Even with that support, she said she struggled for years to extricate herself from the relationship. The primary barriers to leaving were housing and custody issues, she said.
“I didn’t have anywhere to go,” Cassandra said.
In late 2024, “things were getting bad again,” she said and Benzow posted on HELP’s social media account that she was looking for housing for a survivor. A local landlord reached out and within a month, Cassandra and her daughter moved into their own apartment.
She recalled the specific date they left–December 13, 2024.
Housing is the number one barrier for getting clients out of abusive relationships, according to Loretta Heath, a domestic violence advocate with HELP.
“When we want to help someone get to a place they are safe, there is nowhere to put them (in Door County),” she said, and they usually refer clients to Green Bay shelters.
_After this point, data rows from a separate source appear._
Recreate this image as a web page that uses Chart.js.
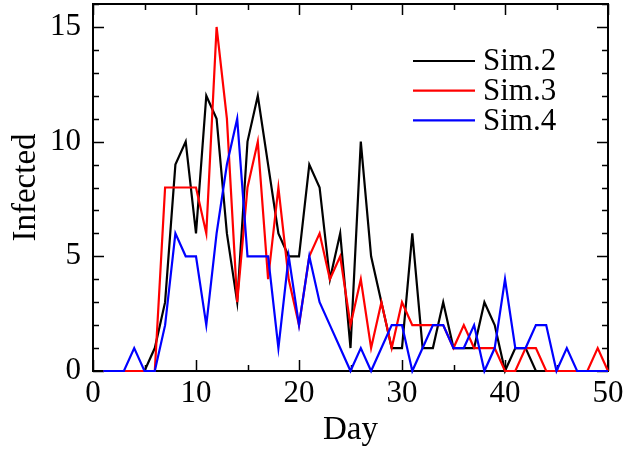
<!DOCTYPE html>
<html>
<head>
<meta charset="utf-8">
<script src="https://cdn.jsdelivr.net/npm/chart.js@4.4.1/dist/chart.umd.min.js"></script>
<style>
  html, body { margin: 0; padding: 0; background: #fff; }
  canvas { display: block; }
</style>
</head>
<body>
<canvas id="chart" width="642" height="450"></canvas>
<script>
// days 1..50
const days = [
  1, 2, 3, 4, 5, 6, 7, 8, 9, 10, 11, 12, 13, 14, 15, 16, 17, 18, 19, 20, 21, 22, 23, 24, 25,
  26, 27, 28, 29, 30, 31, 32, 33, 34, 35, 36, 37, 38, 39, 40, 41, 42, 43, 44, 45, 46, 47, 48, 49, 50
];
const sim2 = [
  0, 0, 0, 0, 0, 1, 3, 9, 10, 6, 12, 11, 6, 3, 10, 12, 9, 6, 5, 5, 9, 8, 4, 6, 1,
  10, 5, 3, 1, 1, 6, 1, 1, 3, 1, 1, 1, 3, 2, 0, 1, 1, 0, 0, 0, 0, 0, 0, 0, 0
];
const sim3 = [
  0, 0, 0, 0, 0, 0, 8, 8, 8, 8, 6, 15, 11, 3, 8, 10, 4, 8, 4, 2, 5, 6, 4, 5, 2,
  4, 1, 3, 1, 3, 2, 2, 2, 2, 1, 2, 1, 1, 1, 0, 0, 1, 1, 0, 0, 0, 0, 0, 1, 0
];
const sim4 = [
  0, 0, 0, 1, 0, 0, 2, 6, 5, 5, 2, 6, 9, 11, 5, 5, 5, 1, 5, 2, 5, 3, 2, 1, 0,
  1, 0, 1, 2, 2, 0, 1, 2, 2, 1, 1, 2, 0, 1, 4, 1, 1, 2, 2, 0, 1, 0, 0, 0, 0
];
const seriesNames = ["Sim.2", "Sim.3", "Sim.4"];
const seriesColors = ["#000000", "#ff0000", "#0000ff"];
const xTicks = [0, 10, 20, 30, 40, 50];
const yTicks = [0, 5, 10, 15];

const serif = "Liberation Serif";

const toPoints = (vals) => vals.map((v, i) => ({ x: days[i], y: v }));

// no automatic label padding, the plot box is fixed by afterFit
const noPad = (s) => {
  s.paddingTop = 0; s.paddingBottom = 0;
  s.paddingLeft = 0; s.paddingRight = 0;
};

// axis box with inward ticks on all four sides, plus the legend
const framePlugin = {
  id: "frame",
  beforeDatasetsDraw(chart) {
    const { ctx, chartArea: a, scales: { x, y } } = chart;
    ctx.save();
    ctx.strokeStyle = "#000";
    ctx.lineWidth = 1.5;
    ctx.beginPath();
    for (let v = x.min; v <= x.max; v += 5) {
      const px = Math.round(x.getPixelForValue(v)) + 0.5;
      const len = v % 10 === 0 ? 11 : 6;
      ctx.moveTo(px, a.bottom); ctx.lineTo(px, a.bottom - len);
      ctx.moveTo(px, a.top); ctx.lineTo(px, a.top + len);
    }
    for (let v = y.min; v <= y.max; v += 1) {
      const py = Math.round(y.getPixelForValue(v)) + 0.5;
      const len = v % 5 === 0 ? 11 : 6;
      ctx.moveTo(a.left, py); ctx.lineTo(a.left + len, py);
      ctx.moveTo(a.right, py); ctx.lineTo(a.right - len, py);
    }
    ctx.stroke();
    ctx.lineWidth = 2;
    ctx.strokeRect(a.left, a.top, a.right - a.left, a.bottom - a.top);
    ctx.restore();
  },
  afterDraw(chart) {
    const { ctx } = chart;
    ctx.save();
    ctx.font = '31px "' + serif + '"';
    ctx.textBaseline = "middle";
    ctx.textAlign = "left";
    chart.data.datasets.forEach((ds, i) => {
      const yy = 61 + i * 29.7;
      ctx.strokeStyle = ds.borderColor;
      ctx.lineWidth = 2.2;
      ctx.beginPath();
      ctx.moveTo(413, yy);
      ctx.lineTo(475, yy);
      ctx.stroke();
      ctx.fillStyle = "#000";
      ctx.fillText(ds.label, 483, yy + 1);
    });
    ctx.restore();
  }
};

new Chart(document.getElementById("chart"), {
  type: "line",
  data: {
    datasets: [sim2, sim3, sim4].map((vals, i) => ({
      label: seriesNames[i],
      data: toPoints(vals),
      borderColor: seriesColors[i],
      backgroundColor: seriesColors[i],
      borderWidth: 2.2,
      pointRadius: 0,
      tension: 0,
      fill: false,
      clip: false,
      order: 2 - i
    }))
  },
  options: {
    responsive: false,
    animation: false,
    layout: { padding: { top: 4, right: 34, left: 0, bottom: 0 } },
    plugins: {
      legend: { display: false },
      tooltip: { enabled: false }
    },
    scales: {
      x: {
        type: "linear",
        min: 0,
        max: 50,
        afterFit: (s) => { s.height = 79; noPad(s); },
        afterBuildTicks: (s) => { s.ticks = xTicks.map((v) => ({ value: v })); },
        grid: { display: false },
        border: { display: false },
        ticks: { color: "#000", font: { family: serif, size: 31 }, padding: -4, maxRotation: 0 },
        title: { display: true, text: "Day", color: "#000", font: { family: serif, size: 33 }, padding: { top: 0, bottom: 0 } }
      },
      y: {
        min: 0,
        max: 16,
        afterFit: (s) => { s.width = 93; noPad(s); },
        afterBuildTicks: (s) => { s.ticks = yTicks.map((v) => ({ value: v })); },
        grid: { display: false },
        border: { display: false },
        ticks: { color: "#000", font: { family: serif, size: 31 }, padding: 4 },
        title: { display: true, text: "Infected", color: "#000", font: { family: serif, size: 33 }, padding: { top: 7, bottom: 0 } }
      }
    }
  },
  plugins: [framePlugin]
});
</script>
</body>
</html>
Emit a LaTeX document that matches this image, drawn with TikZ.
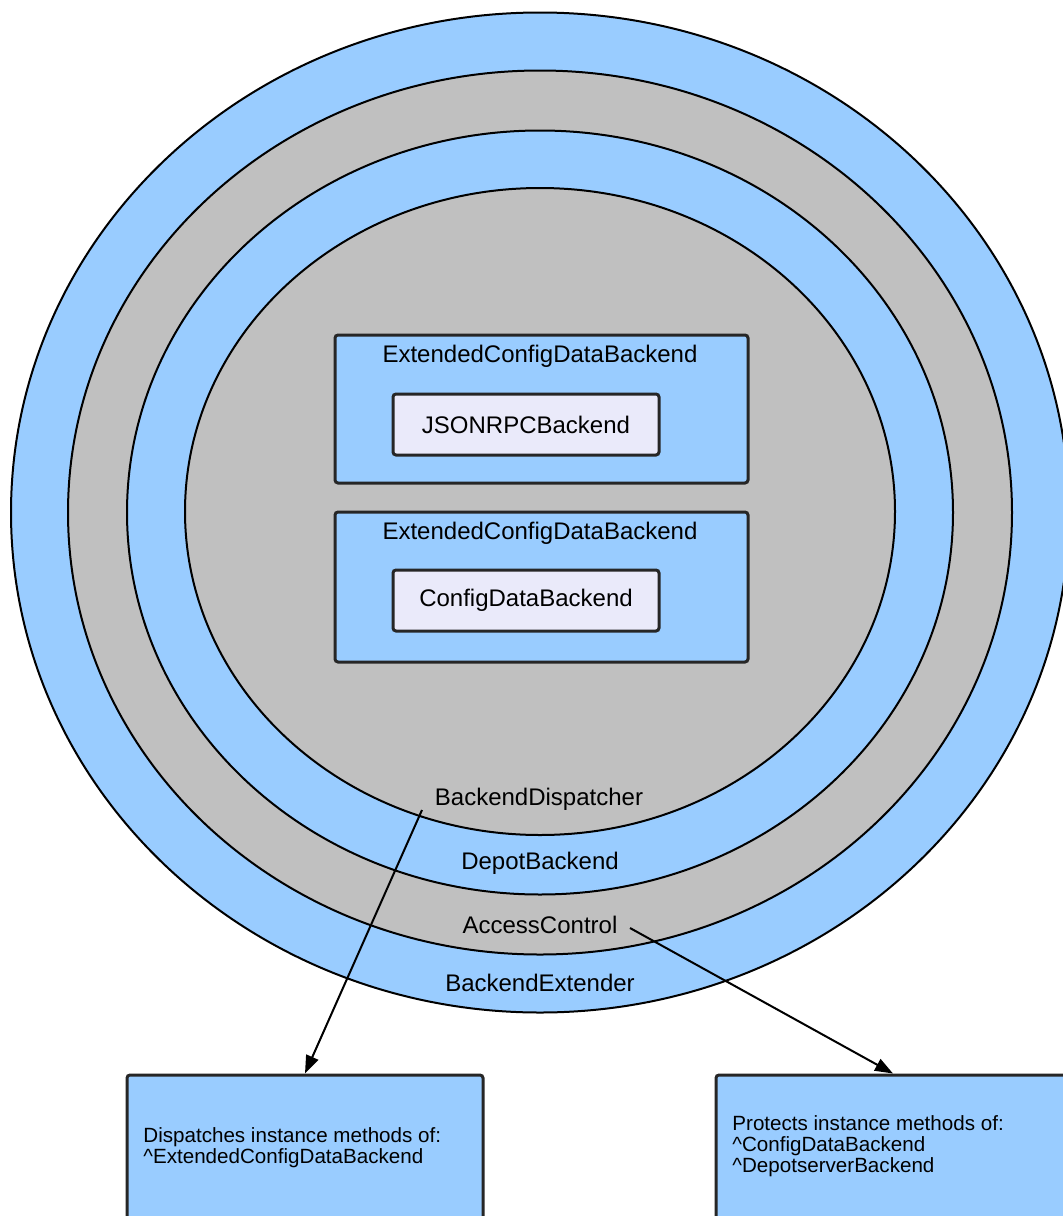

Sharing a child with her ex-partner was another barrier to leaving for Cassandra.
“One of my biggest fears was not being able to see my daughter or fear of losing her,” she said.
Her ex-partner threatened her and her daughter’s life, she added, but she did not understand the legal system well enough to retain full custody of their daughter. Her worst fears came true, when earlier this year, her former partner kept the child from her for over a month.
A custody case is ongoing, she said.
For now, Cassandra is trying to build a life free from old patterns. Being open about her past is part of that, and she said she continues to lean on HELP for support. She encouraged other survivors to do the same.
“There’s hope and ways out,” she said. “Hiding it makes it get worse.”
Cassandra said she is also teaching her daughter boundaries by giving her boundaries about basic safety and body safety.
“I’m making sure she knows what is right and wrong. If something doesn’t feel right, get away, get help,” she said.